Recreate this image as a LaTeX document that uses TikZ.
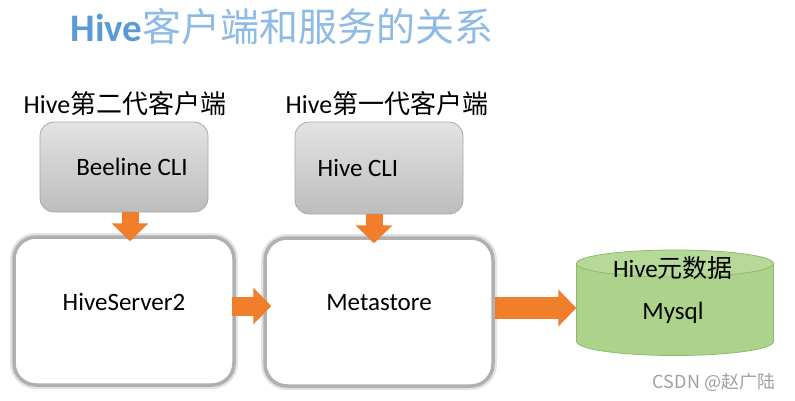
\documentclass[tikz,border=0pt]{standalone}
\usepackage{fontspec}
\setmainfont{Carlito}
\newfontfamily\cjk{Noto Sans CJK SC}
\usetikzlibrary{arrows.meta}
\definecolor{arroworange}{HTML}{F07E2A}
\definecolor{titleblue}{HTML}{5B9BD5}
\definecolor{titlelight}{HTML}{8DBBE6}
\definecolor{cligray}{HTML}{A8A8A8}
\definecolor{dbfill}{HTML}{ADD28C}
\definecolor{dbtop}{HTML}{B6D898}
\definecolor{dbline}{HTML}{8FBA6C}
\begin{document}
\begin{tikzpicture}[x=1pt,y=-1pt,
  clibox/.style={rectangle, rounded corners=14pt, draw=cligray, line width=0.8pt,
    top color=gray!22, bottom color=gray!52, minimum width=168pt, inner sep=0pt,
    font=\fontsize{25}{30}\selectfont},
  bigbox/.style={rectangle, rounded corners=22pt, draw=gray!62, line width=3.5pt,
    fill=white, preaction={draw=gray!22, line width=8pt},
    minimum width=220pt, minimum height=148pt, inner sep=0pt,
    font=\fontsize{25}{30}\selectfont},
  label/.style={font=\fontsize{26}{30}\selectfont, inner sep=0pt},
  blockarrow/.style={draw=arroworange, line width=#1,
    -{Triangle[width=36pt,length=18pt,fill=arroworange]}},
  blockarrow/.default=19pt
]
\useasboundingbox (0,0) rectangle (795,400);

% title
\node[font=\fontsize{39}{44}\selectfont, inner sep=0pt] (title) at (282,27)
  {\textcolor{titleblue}{\bfseries Hive}\textcolor{titlelight}{\cjk 客户端和服务的关系}};

% top labels
\node[label] (lab2) at (125,104) {Hive{\cjk 第二代客户端}};
\node[label] (lab1) at (387,104) {Hive{\cjk 第一代客户端}};

% client boxes
\node[clibox, minimum height=90pt] (bee) at (124,167) {\hspace{16pt}Beeline CLI};
\node[clibox, minimum height=92pt] (hcli) at (379,168) {\hspace{-42pt}Hive CLI};

% server boxes
\node[bigbox] (hs2) at (124,311) {\raisebox{18pt}{HiveServer2}};
\node[bigbox, minimum width=228pt] (meta) at (379,312) {\raisebox{20pt}{Metastore}};

% database cylinder
\node[minimum width=197pt, minimum height=106pt, inner sep=0pt] (db) at (675,302) {};
\fill[dbfill] (576.5,263.5) -- (576.5,341.5)
  arc[start angle=180, end angle=0, x radius=98.5, y radius=14] -- (773.5,263.5) -- cycle;
\draw[dbline, line width=0.8pt] (576.5,263.5) -- (576.5,341.5)
  arc[start angle=180, end angle=0, x radius=98.5, y radius=14] -- (773.5,263.5);
\draw[dbline, fill=dbtop, line width=0.8pt] (675,263.5) ellipse[x radius=98.5, y radius=13.5];
\node[label, font=\fontsize{25}{30}\selectfont] (dbname) at (673,268) {Hive{\cjk 元数据}};
\node[label, font=\fontsize{25}{30}\selectfont] (mysql) at (673,313) {Mysql};

% arrows
\draw[blockarrow=17pt] ([xshift=6pt]bee.south) -- ([xshift=6pt,yshift=-6pt]hs2.north);
\draw[blockarrow=17pt] ([xshift=-5pt]hcli.south) -- ([xshift=-5pt,yshift=-7pt]meta.north);
\draw[blockarrow=19pt] ([xshift=-4pt,yshift=5pt]hs2.east) -- ([xshift=8pt,yshift=6pt]meta.west);
\draw[blockarrow=22pt] ([yshift=4pt]meta.east) -- ([yshift=-6pt]db.west);

% watermark
\node[text=gray!75, font=\cjk\fontsize{18}{20}\selectfont, inner sep=0pt] (wm) at (714,382) {CSDN @赵广陆};
\end{tikzpicture}
\end{document}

TASK INSTRUCTIONS
Reproduce the whole listing exactly, but not the images in it.

SOLUTION FOR THIS PROBLEM
Recreate this image as a LaTeX document that uses TikZ.
\documentclass[tikz,border=0pt]{standalone}
\usepackage{fontspec}
\setmainfont{Carlito}
\newfontfamily\cjk{Noto Sans CJK SC}
\usetikzlibrary{arrows.meta}
\definecolor{arroworange}{HTML}{F07E2A}
\definecolor{titleblue}{HTML}{5B9BD5}
\definecolor{titlelight}{HTML}{8DBBE6}
\definecolor{cligray}{HTML}{A8A8A8}
\definecolor{dbfill}{HTML}{ADD28C}
\definecolor{dbtop}{HTML}{B6D898}
\definecolor{dbline}{HTML}{8FBA6C}
\begin{document}
\begin{tikzpicture}[x=1pt,y=-1pt,
  clibox/.style={rectangle, rounded corners=14pt, draw=cligray, line width=0.8pt,
    top color=gray!22, bottom color=gray!52, minimum width=168pt, inner sep=0pt,
    font=\fontsize{25}{30}\selectfont},
  bigbox/.style={rectangle, rounded corners=22pt, draw=gray!62, line width=3.5pt,
    fill=white, preaction={draw=gray!22, line width=8pt},
    minimum width=220pt, minimum height=148pt, inner sep=0pt,
    font=\fontsize{25}{30}\selectfont},
  label/.style={font=\fontsize{26}{30}\selectfont, inner sep=0pt},
  blockarrow/.style={draw=arroworange, line width=#1,
    -{Triangle[width=36pt,length=18pt,fill=arroworange]}},
  blockarrow/.default=19pt
]
\useasboundingbox (0,0) rectangle (795,400);

% title
\node[font=\fontsize{39}{44}\selectfont, inner sep=0pt] (title) at (282,27)
  {\textcolor{titleblue}{\bfseries Hive}\textcolor{titlelight}{\cjk 客户端和服务的关系}};

% top labels
\node[label] (lab2) at (125,104) {Hive{\cjk 第二代客户端}};
\node[label] (lab1) at (387,104) {Hive{\cjk 第一代客户端}};

% client boxes
\node[clibox, minimum height=90pt] (bee) at (124,167) {\hspace{16pt}Beeline CLI};
\node[clibox, minimum height=92pt] (hcli) at (379,168) {\hspace{-42pt}Hive CLI};

% server boxes
\node[bigbox] (hs2) at (124,311) {\raisebox{18pt}{HiveServer2}};
\node[bigbox, minimum width=228pt] (meta) at (379,312) {\raisebox{20pt}{Metastore}};

% database cylinder
\node[minimum width=197pt, minimum height=106pt, inner sep=0pt] (db) at (675,302) {};
\fill[dbfill] (576.5,263.5) -- (576.5,341.5)
  arc[start angle=180, end angle=0, x radius=98.5, y radius=14] -- (773.5,263.5) -- cycle;
\draw[dbline, line width=0.8pt] (576.5,263.5) -- (576.5,341.5)
  arc[start angle=180, end angle=0, x radius=98.5, y radius=14] -- (773.5,263.5);
\draw[dbline, fill=dbtop, line width=0.8pt] (675,263.5) ellipse[x radius=98.5, y radius=13.5];
\node[label, font=\fontsize{25}{30}\selectfont] (dbname) at (673,268) {Hive{\cjk 元数据}};
\node[label, font=\fontsize{25}{30}\selectfont] (mysql) at (673,313) {Mysql};

% arrows
\draw[blockarrow=17pt] ([xshift=6pt]bee.south) -- ([xshift=6pt,yshift=-6pt]hs2.north);
\draw[blockarrow=17pt] ([xshift=-5pt]hcli.south) -- ([xshift=-5pt,yshift=-7pt]meta.north);
\draw[blockarrow=19pt] ([xshift=-4pt,yshift=5pt]hs2.east) -- ([xshift=8pt,yshift=6pt]meta.west);
\draw[blockarrow=22pt] ([yshift=4pt]meta.east) -- ([yshift=-6pt]db.west);

% watermark
\node[text=gray!75, font=\cjk\fontsize{18}{20}\selectfont, inner sep=0pt] (wm) at (714,382) {CSDN @赵广陆};
\end{tikzpicture}
\end{document}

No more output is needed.